2010/08/25 日経新聞電子版の記事より
製造業の在庫効率高水準 4~6月、金融危機前上回る回転率
上場製造業の在庫効率が高水準で推移している。代表的指標の「在庫回転率」は2010年4~6月期、7.5回と金融危機前の08年4~6月期の水準を上回った。企業は余分な在庫を持たないよう管理を徹底。この中で販売回復が軌道に乗ってきたためだ。金融危機を経て、日本企業の製造関連の資金効率が良くなったことを示す。

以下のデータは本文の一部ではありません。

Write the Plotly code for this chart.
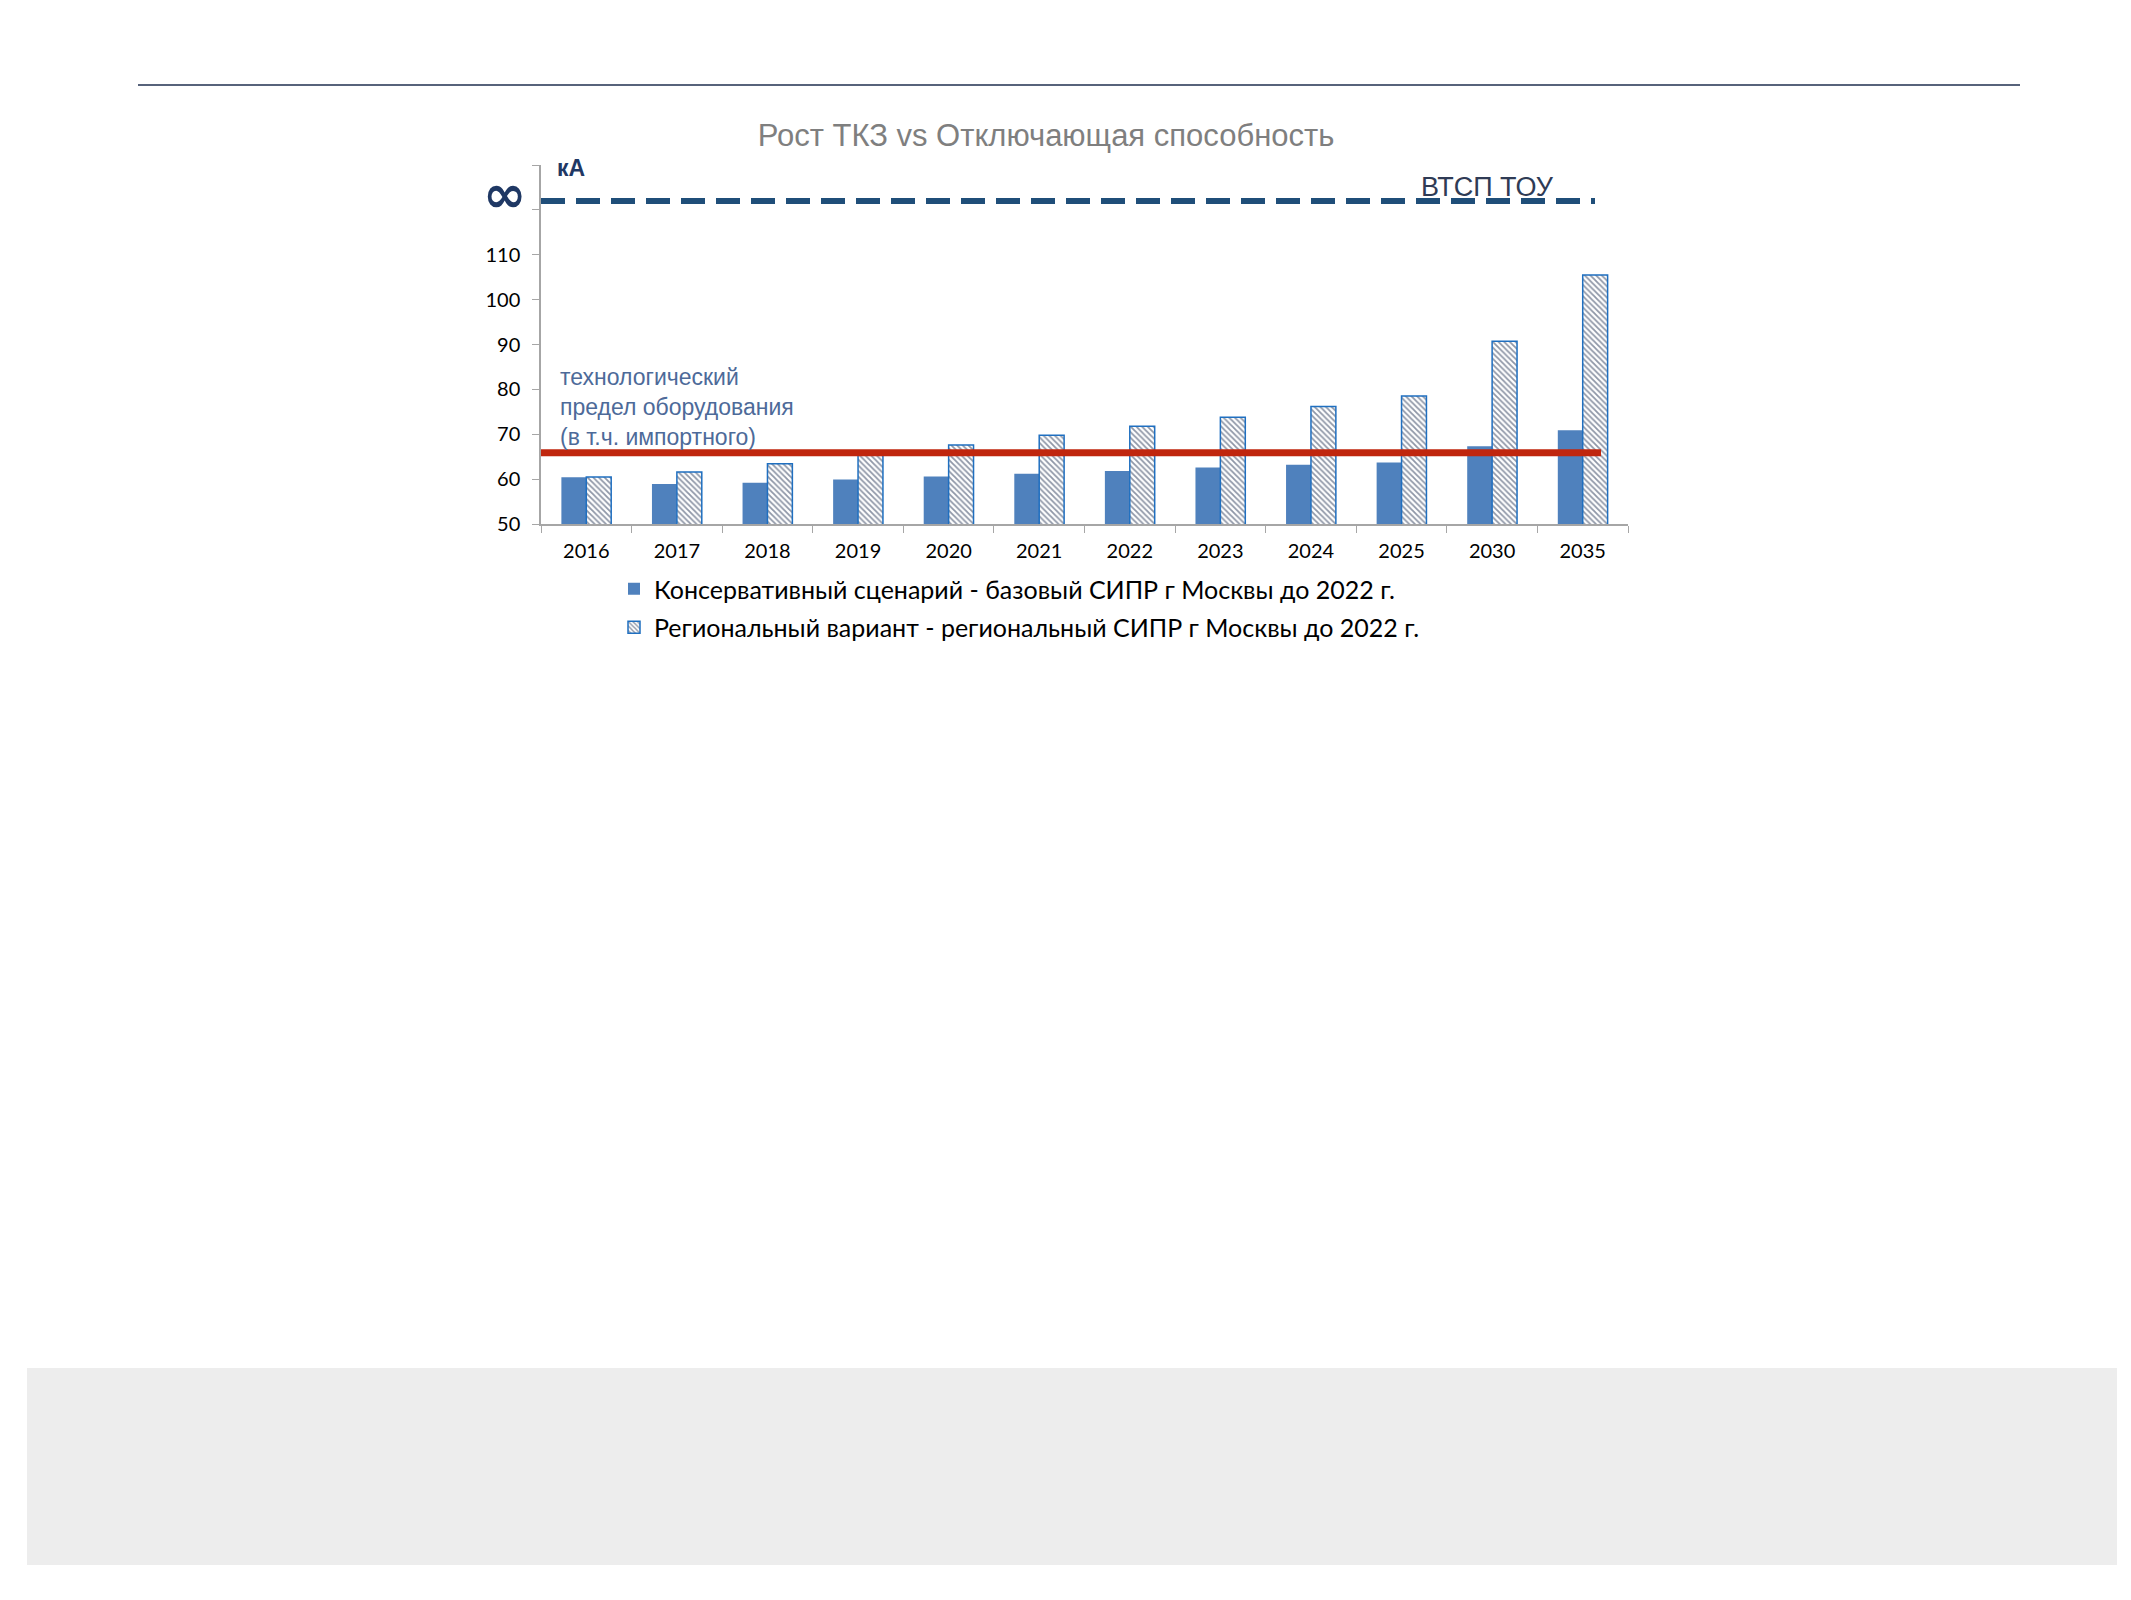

製造業の在庫効率がリーマン・ショック前の水準を上回ったという。
在庫回転率とは、
企業活動の効率性を示す指標で、平均在庫に対し、期間中の売上が何倍あったかを表します。単位は、回。
在庫回転率 = 売上 / 期中平均在庫
※この計算は金額ベースで行なう場合と数量ベースで行なう場合がありますが、お勧めは数量基準です。
もし、金額基準で行なう場合は、分子は売上原価とするべきだと思います。
そうでないと、利益率の多寡によって、在庫回転率が増減してしまうからです。
今回、上場製造業の在庫回転率が7.5回とのことでしたが、一方、中小企業ではどのような数値なのでしょうか。
税理士の団体、TKCの経営指標(BAST)によると、10.2回(21年決算分)となっています。
(※製造業の全企業平均。BASTでは棚卸資産回転日数が公表されていますので、その逆数を取りました。)
中小企業の方が、上場企業より指標が良いというのはちょっと想定外だったのですが、
今回問題なのは、指標が回復しているかどうかですので、ここではその議論はおいておきましょう。
で、本来議論したいのは、中小企業の直君の在庫回転率が回復しているかどうかを見たかったのですが、
さすがに上場企業のように、四半期報告がされるわけではなく、残念ながら、今年に入ってからのデータは
取れませんでした。
しかし、その前年平成20年と比べると、平成20年は10.8回でしたので、回転率は悪化したことが分かります。
平成20年といえばリーマン・ショックの年ですが、その影響が財務データに現れるのは21年分でしょうから、
悪化したというのもうなずけます。
では、他業種では?
H21年の業種別、全企業平均の在庫回転率をしらべてみました。
建設業 9.4回
卸売業 15.0回
小売業 12.5回
飲食店 77.7回
皆さんも、ご自分の会社の在庫回転率はどのくらいなのか、業界の平均と比べどのような位置にいるのか、
無駄な在庫を抱え、キャッシュフローを切迫させていないか、見直してみてはいかがですか?
この話を読んで、あなたは何を感じましたか。
大事なのはそれをどう行動に移すかですけど。